Monday, September 27, 2010

Chasing the light: Thoth Jantzen


It's a simple idea: take images and sound and make them more than the sum of their parts. Well,
OK, it's a little more complicated than that. There is all that scripting and prim-pinching hoodoo. Thoth Jantzen has been chasing this idea of turning out a different kind of 3D entertainment, prizing open the flat rectangle of a music video on Youtube or Vimeo and expanding it in every direction so that your avatar, ears and eyes become swallowed up in the moment. 
When you think of a kaleidoscopic or psychedelic dance environment, you think Tuna, and there's none better. This is something different. Dancing is part of it, but there is a different sort of narrative to Thoth's builds. It's a restless process of refinement, tweaking, and expansion over the past few years, starting with the Cosmique series - you can see the third incarnation,  Cosmique III, on Open Habitat.

While Cosmique is part kaleidoscope, part gallery, Simplexity, Thoth's latest creation at AHO,  is a new twist on some of the same ideas, but in a post 2.0 viewer world. He chooses videos the old fashioned way, by surfing the web, looking for songs he likes, but straying out of his taste range to explore interesting visual ideas. In general, he likes to choose videos that are a little surreal, but it depends on the song, and whether if it's well done musically and visually, and has the right mix of movement, panning and zooming to keep it interesting. The video sort of paints itself onto the structure, according to the minute changes made to both the prims and the alignment and rotation of the media texture.  Those little alterations bring about an apparently endless stream of nuance.
Dennis Fargis has observed them for hours. He found Simplexity through Search, and had been there for days when I ran into him. I asked him if he was enjoying himself.
Dennis Fargis: Absolutely! I have spent every SL minute here since they listed it in the SL Destination GUide. It's pretty clear after chatting with people that the better your graphics ability the cooler this place is. My laptop looks cool here but my desktop looks freaking amazing, and after seeing the graphics for a few weeks here, I am still amazed at the complexity of all the different content.
Currently, the playlist at Simplexity features Demoscene visuals, it's a subculture we can all relate to in SL, and makes for some great drama on prim (so much more worthwhile than the usual dramah one comes across in here.) Why do I always look like I need to pee in these photos?

Being inside the action at Simplexity is absorbing without being overwhelming. There's a sort of stillness at the centre, a darkness that frames and holds all the light and colour. You ride down the spiral in a giant ball but even in mouselook the effect is measured, unhurried, never overdone. No wonder Sepp Schimmer's beautiful video of the build is un-messed around with; there's simply no need.
I love this giant cube of cubes that intensifies the images on the walls, and the snowflakes or stars, each one showing a unique twist of the visual moment.
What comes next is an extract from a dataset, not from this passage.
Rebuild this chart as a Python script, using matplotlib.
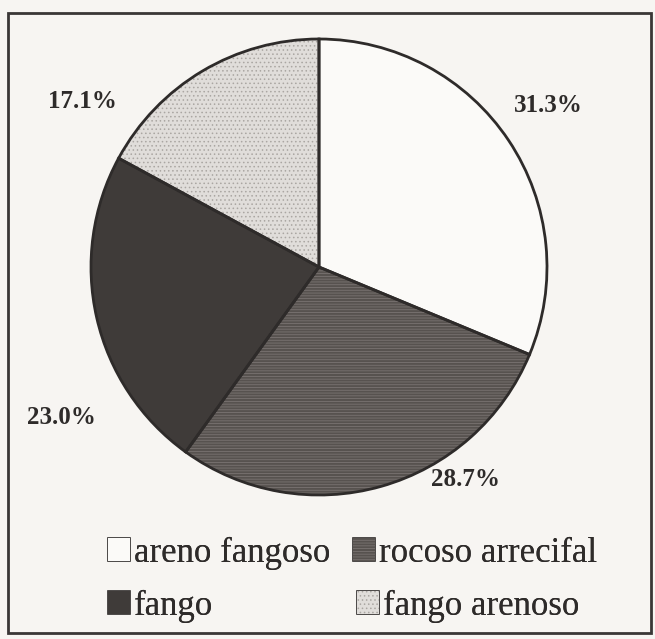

But it's the lenses that most draw me in. Simplexity, as all the notecards and copy-n-paste blogs have said, is complexity emerging from something simple. Once inside the build, though, the lines become blurred and you stop thinking of labels and measurements, and just enjoy the show. Nothing else matters.
Thoth Jantzen: A lot of the things here probably have no meaning for anyone else but me. The idea is that people come here and have fun, on whatever level they choose. If they don't grok it, that's ok. The main thing is they are entertained, get out of it what they want.
Thoth's work isn't limited to SL. He's present on reactiongrid, with YouCubed, a gigantic moving-media build only partially shown here as it looked this spring.
More recently, Thoth's been working hard over at Veesome, where his Club 54 is the first dance venue of the new world. You'll see many familiar elements, like the bug-eyed snake and the fantastic chess board that was part of the original Cosmique I build, and Thoth's been playing with new framing effects that are spectacular. Not to mention the Aurora Virtualis, shown here.
Veesome is a fun if spartan place, it seems more stable than Inworldz, it doesn't have a ghetto-like 'art commune' feel, and Hamlet isn't there, which has to be a huge plus for any world. They need AOs though.
Mike Burleigh, Petite, and Thoth build Gingerbread Men from Space
 It's the kind of place where people would rather sit around making gingerbread men from space than ranting about mesh, or spamming you with their latest stupid video.
New frontiers, crossed with quiet skill, whether it's helping shape a new world or coming up with refinements and thoughtful additions to his creations - Dennis swears there's a hidden room at Simplexity that he once found and never managed to get back into again - sums up Thoth,  who continues to amaze and delight, chasing the light and his own fascination with movement, meaning and music.